On another front, every time his team revisits Oliver, he is in different clothes, talking magical adventures, the latest being an odyssey to Costa Rica. Clearly, his wife only wants her husband for as many days as she can have him. He tries to persuade her to join him on the trip. Even Dr. Park alludes, “back to the bucket list” as the grandiose talk resumes. The Mrs. is dismayed, echoing “I thought I was enough,” and telling her husband to go alone.

Adventures can happen throughout life, some are grand, and some are made more memorable than a million-dollar cruise just because of who is there to share them. Adventures as instant fulfillment, however, seldom have lasting significance.

Oliver’s bubble of embracing life to its fullest soon bursts. He asks Dr. Murphy what makes him happy in life. Of course, “The Good Doctor” is deferred from relating his most recent joy by Dr.
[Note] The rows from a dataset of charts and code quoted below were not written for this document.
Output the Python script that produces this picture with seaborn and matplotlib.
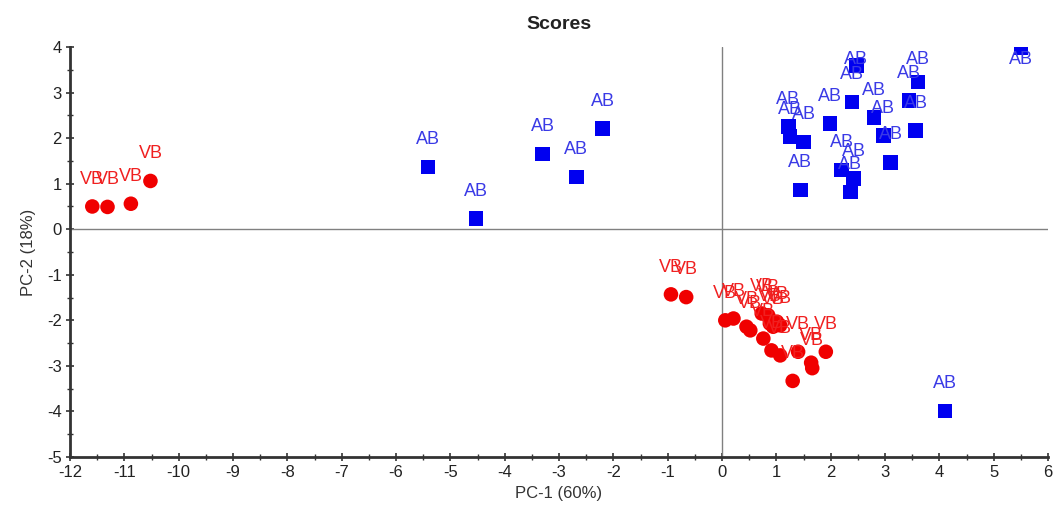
import matplotlib
matplotlib.use("Agg")
import matplotlib.pyplot as plt
import seaborn as sns
import pandas as pd
from matplotlib.ticker import MultipleLocator

# ---- data ----
ab_x = [5.50, 2.47, 3.61, 2.39, 3.44, 1.99, 1.22, 1.25, 1.50, 2.80, 3.56, 2.97,
        3.10, 2.20, 2.42, 2.36, 1.44,
        -5.41, -4.53, -3.30, -2.68, -2.20, 4.10]
ab_y = [3.99, 3.60, 3.23, 2.79, 2.83, 2.32, 2.25, 2.03, 1.92, 2.45, 2.17, 2.06,
        1.47, 1.30, 1.11, 0.82, 0.86,
        1.37, 0.23, 1.65, 1.15, 2.21, -3.99]
vb_x = [-10.52, -11.59, -11.31, -10.88,
        -0.94, -0.66, 0.06, 0.21, 0.45, 0.52, 0.76, 0.91, 1.07, 1.40, 1.64, 1.66,
        1.91, 1.30, 0.73, 0.85, 0.88, 1.01, 1.07, 0.94]
vb_y = [1.06, 0.50, 0.49, 0.56,
        -1.43, -1.49, -2.00, -1.96, -2.14, -2.22, -2.40, -2.66, -2.77, -2.69, -2.93, -3.05,
        -2.69, -3.33, -1.85, -1.89, -2.07, -2.03, -2.11, -2.14]

groups = ["AB", "VB"]
x_ticks = list(range(-12, 7))
y_ticks = list(range(-5, 5))
title = "Scores"
x_label = "PC-1 (60%)"
y_label = "PC-2 (18%)"

df = pd.DataFrame({
    "x": ab_x + vb_x,
    "y": ab_y + vb_y,
    "g": ["AB"] * len(ab_x) + ["VB"] * len(vb_x),
})

sns.set_style("white")
plt.rcParams["font.family"] = ["Liberation Sans", "DejaVu Sans"]
plt.rcParams["axes.unicode_minus"] = False

fig = plt.figure(figsize=(10.53, 5.17), dpi=100)
ax = fig.add_axes([0.0665, 0.1161, 0.9288, 0.7929])

mark_col = {"AB": "#0000f0", "VB": "#f00000"}
text_col = {"AB": "#3a3ae6", "VB": "#f02020"}

ax.axhline(0, color="#808080", lw=1.0, zorder=1)
ax.axvline(0, color="#808080", lw=1.0, zorder=1)

sns.scatterplot(data=df, x="x", y="y", hue="g", style="g",
                palette=mark_col, markers={"AB": "s", "VB": "o"},
                s=110, linewidth=0, legend=False, ax=ax, zorder=3)

for xv, yv, g in zip(df["x"], df["y"], df["g"]):
    ax.text(xv, min(yv + 0.6, 3.73), g, ha="center", va="center",
            fontsize=13, color=text_col[g], zorder=4)

ax.set_xlim(-12, 6)
ax.set_ylim(-5, 4)
ax.set_xticks(x_ticks)
ax.set_yticks(y_ticks)
ax.xaxis.set_minor_locator(MultipleLocator(0.5))
ax.yaxis.set_minor_locator(MultipleLocator(0.5))
ax.tick_params(which="major", direction="inout", length=6, width=1.2,
               color="#333333", labelsize=12, labelcolor="#222222", pad=3,
               left=True, bottom=True)
ax.tick_params(which="minor", direction="inout", length=4, width=1.0,
               color="#333333", left=True, bottom=True)

for side in ["top", "right"]:
    ax.spines[side].set_visible(False)
for side in ["left", "bottom"]:
    ax.spines[side].set_color("#333333")
    ax.spines[side].set_linewidth(2.0)

ax.set_title(title, fontsize=14, fontweight="bold", color="#222222", pad=13)
ax.set_xlabel(x_label, fontsize=12, color="#333333", labelpad=4)
ax.set_ylabel(y_label, fontsize=12, color="#333333", labelpad=8)

fig.savefig("out.png", dpi=100)
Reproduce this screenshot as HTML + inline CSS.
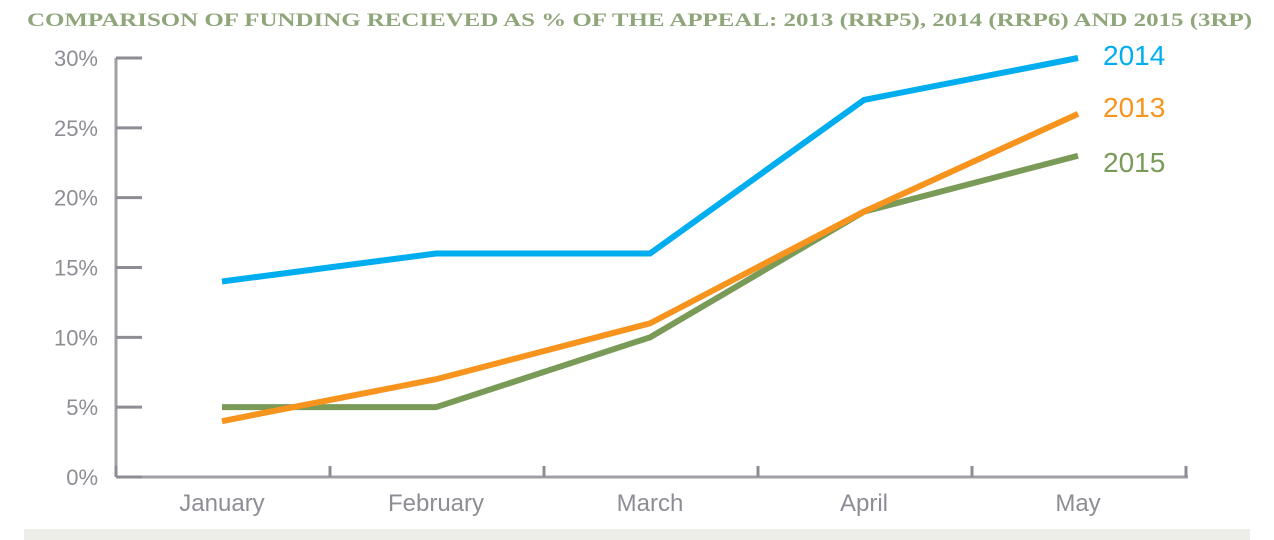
<!DOCTYPE html>
<html><head><meta charset="utf-8"><style>
body{margin:0;background:#fff;width:1274px;height:540px;overflow:hidden}
svg{display:block}
</style></head><body>
<svg width="1274" height="540">
<text x="27" y="26" font-family="Liberation Serif, serif" font-weight="bold" font-size="19" fill="#8fa57a" textLength="1225" lengthAdjust="spacingAndGlyphs">COMPARISON OF FUNDING RECIEVED AS % OF THE APPEAL: 2013 (RRP5), 2014 (RRP6) AND 2015 (3RP)</text>
<rect x="24" y="529" width="1226" height="11" fill="#eeeee8"/>
<g id="axes"></g>
<g id="series"></g>
</svg>
<script>
const months=["January","February","March","April","May"];
const yTicks=[0,5,10,15,20,25,30];
const s2013=[4,7,11,19,26];
const s2014=[14,16,16,27,30];
const s2015=[5,5,10,19,23];
const NS="http://www.w3.org/2000/svg";
const x0=116,y0=477,yTop=58,step=214;
const xs=i=>222+i*step;
const ys=v=>y0-(v/30)*(y0-yTop);
const ax=document.getElementById('axes'),sg=document.getElementById('series');
function mk(t,a,p){const e=document.createElementNS(NS,t);for(const k in a)e.setAttribute(k,a[k]);p.appendChild(e);return e;}
let e=mk('line',{x1:x0,y1:yTop,x2:x0,y2:y0,stroke:'#a09fa5','stroke-width':3},ax);


e=mk('line',{x1:x0,y1:y0,x2:1188,y2:y0,stroke:'#a09fa5','stroke-width':3},ax);


yTicks.forEach(v=>{
 const t=mk('line',{x1:x0,y1:ys(v),x2:x0+26,y2:ys(v),stroke:'#8e8d95','stroke-width':3},ax);
 
 
 const l=mk('text',{x:98,y:ys(v)+8,'text-anchor':'end','font-family':'Liberation Sans, sans-serif','font-size':22,fill:'#8e8d95'},ax);
 l.textContent=v+'%';
 
 
});
for(let i=0;i<=months.length;i++){
 const x=x0+i*step;
 const t=mk('line',{x1:x,y1:y0-11,x2:x,y2:y0,stroke:'#8e8d95','stroke-width':3},ax);
 
 
}
months.forEach((m,i)=>{
 const l=mk('text',{x:xs(i),y:511,'text-anchor':'middle','font-family':'Liberation Sans, sans-serif','font-size':24,fill:'#8e8d95'},ax);
 l.textContent=m;
 
 
});
function series(d,c,name,ly){
 const p=mk('polyline',{points:d.map((v,i)=>xs(i)+','+ys(v)).join(' '),fill:'none',stroke:c,'stroke-width':6},sg);
 
 
 const l=mk('text',{x:1103,y:ly,'font-family':'Liberation Sans, sans-serif','font-size':28,fill:c},sg);
 l.textContent=name;
 
 
}
series(s2015,'#7a9a58','2015',172);
series(s2013,'#f7941e','2013',117);
series(s2014,'#00aeef','2014',65);
</script>
</body></html>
Park, but he has no trouble in coming up with alternatives, such as “a crisp apple” the sunlight shining on his bedsheets “in a perfect square,” and the surety that the circumference of a circle is always the same formula, no matter the numbers. Shaun calls Oliver's options "too loud" for his tastes.

When Shaun and Carly are boarding the bus after the day, they find Oliver sitting on the bench, staring blankly. “Are you getting on?” asks “The Good Doctor” of the patient bound for parts unknown just hours before.

Oliver answers no. Many more medical dramas have spun off of the success of "The Good Doctor" but the competitive TV Shows have not told human stories any better, or with a more superlative cast.

The closing scene mirrors Episode 12 of “The Good Doctor” last week, with Shaun sleeping and Carly smiling with a joy that only comes after a proper, wonderful parade.